Issue Plaintiff's Argument Defendant's Argument Held
Proper standard of review for the Award Tornetta: stockholder ratification cannot eliminate entire‑fairness where a controlling shareholder benefits; entire fairness applies. Defendants: stockholder approval ratified the Award and should invoke business judgment deference. Entire fairness governs at the pleading stage because Musk was a controlling shareholder and the processes were subject to his influence.
Effectiveness of the shareholder vote Tornetta: vote was structurally inadequate to ‘‘cleanse’’ because not a majority of all disinterested outstanding shares. Defendants: vote complied with DGCL §216 quorum and majority‑of‑those‑present rules and thus ratified the Award. The vote satisfied §216 but, because of controller coercion risk, ratification alone does not convert review to business judgment.
Applicability of MFW dual protections to executive compensation Tornetta: shareholder ratification alone insufficient; MFW safeguards should apply to neutralize coercion in controller transactions. Defendants: MFW is limited to transformational transactions (e.g., squeeze‑outs) tied to statutory dual approvals and shouldn’t extend to compensation awards. MFW’s dual protections are not limited to mergers; conditioning a controller compensation award on an independent, empowered committee and an informed, uncoerced majority‑of‑the‑minority vote would have justified business judgment deference; Tesla did not follow that roadmap.
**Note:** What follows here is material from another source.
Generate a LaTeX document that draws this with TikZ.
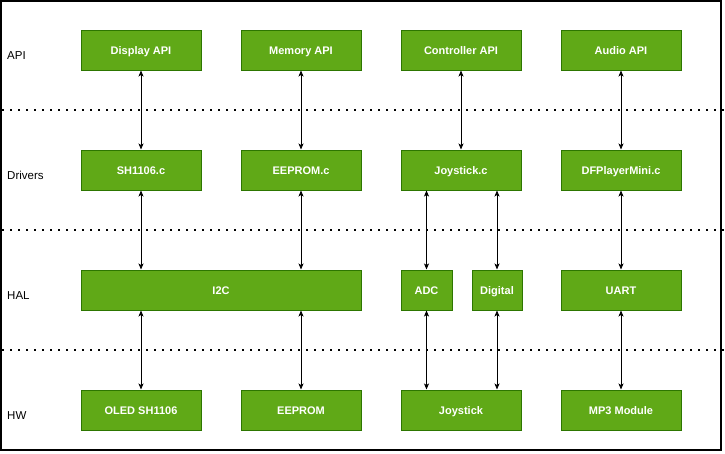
\documentclass[tikz,border=0pt]{standalone}
\usepackage{fontspec}
\setmainfont{Liberation Sans}
\usetikzlibrary{arrows.meta}
\definecolor{boxgreen}{HTML}{60A917}
\definecolor{boxedge}{HTML}{2D7600}

\tikzset{
  block/.style={draw=boxedge, fill=boxgreen, line width=1pt, text=white,
    font=\fontsize{11}{13}\selectfont\bfseries, minimum width=120pt,
    minimum height=40pt, inner sep=0pt, text height=8pt, text depth=0pt},
  layer/.style={font=\fontsize{11.5}{13}\selectfont, anchor=west, inner sep=0pt,
    text height=8pt, text depth=0pt},
  sep/.style={line width=2pt, dash pattern=on 2pt off 6pt},
  link/.style={line width=0.8pt, {Stealth[length=6pt,width=5pt,inset=1.5pt]}-{Stealth[length=6pt,width=5pt,inset=1.5pt]}}
}

\begin{document}
\begin{tikzpicture}[x=1pt,y=-1pt]

\useasboundingbox (0,0) rectangle (725,453);
\draw [line width=1.5pt] (1,1) rectangle (721,450);

\draw [sep] (2,110) -- (725,110);
\draw [sep] (2,230) -- (725,230);
\draw [sep] (2,350) -- (725,350);

\node [layer] (lapi) at (7,55) {API};
\node [layer] (ldrv) at (7,175) {Drivers};
\node [layer] (lhal) at (7,295) {HAL};
\node [layer] (lhw) at (7,415) {HW};

% API
\node [block] (dispapi) at (141,50) {Display API};
\node [block] (memapi) at (301,50) {Memory API};
\node [block] (ctrlapi) at (461,50) {Controller API};
\node [block] (audapi) at (621,50) {Audio API};

% Drivers
\node [block] (sh) at (141,170) {SH1106.c};
\node [block] (eepc) at (301,170) {EEPROM.c};
\node [block] (joyc) at (461,170) {Joystick.c};
\node [block] (dfp) at (621,170) {DFPlayerMini.c};

% HAL
\node [block, minimum width=280pt] (i2c) at (221,290) {I2C};
\node [block, minimum width=51pt] (adc) at (426.5,290) {ADC};
\node [block, minimum width=50pt] (dig) at (497,290) {Digital};
\node [block] (uart) at (621,290) {UART};

% HW
\node [block] (oled) at (141,410) {OLED SH1106};
\node [block] (eep) at (301,410) {EEPROM};
\node [block] (joy) at (461,410) {Joystick};
\node [block] (mp3) at (621,410) {MP3 Module};

\draw [link] (dispapi) -- (sh);
\draw [link] (memapi) -- (eepc);
\draw [link] (ctrlapi) -- (joyc);
\draw [link] (audapi) -- (dfp);

\draw [link] (sh) -- (sh.south |- i2c.north);
\draw [link] (eepc) -- (eepc.south |- i2c.north);
\draw [link] (joyc.south -| adc.north) -- (adc);
\draw [link] (joyc.south -| dig.north) -- (dig);
\draw [link] (dfp) -- (uart);

\draw [link] (i2c.south -| oled.north) -- (oled);
\draw [link] (i2c.south -| eep.north) -- (eep);
\draw [link] (adc.south) -- (adc.south |- joy.north);
\draw [link] (dig.south) -- (dig.south |- joy.north);
\draw [link] (uart) -- (mp3);

\end{tikzpicture}
\end{document}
Sufficiency of pleaded unfairness (price/process) Tornetta: Award’s potential value is grossly excessive compared to peers and process was tainted by controller influence. Defendants: Award is entirely performance‑based and aligns Musk’s incentives; may never pay out; disclosure and stockholder approval undermine unfairness claim. On the pleadings it is reasonably conceivable the Award was not entirely fair; breach and unjust enrichment claims survive; waste claim fails because plaintiffs did not plead the higher standard needed for waste.

Key Cases Cited

  • In re MFW S’holders Litig., 67 A.3d 496 (Del. Ch. 2013) (endorsing dual procedural protections to obtain business‑judgment review of controller transactions).
  • Corwin v. KKR Fin. Hldgs. LLC, 125 A.3d 304 (Del. 2015) (stockholder ratification can cleanse interested transactions that are not controller deals if vote is fully informed and uncoerced).
  • Kahn v. Lynch Commc’n Sys., Inc., 638 A.2d 1110 (Del. 1994) (entire fairness standard for controlling‑shareholder mergers).
  • Weinberger v. UOP, Inc., 457 A.2d 701 (Del. 1983) (entire fairness requires fair dealing and fair price).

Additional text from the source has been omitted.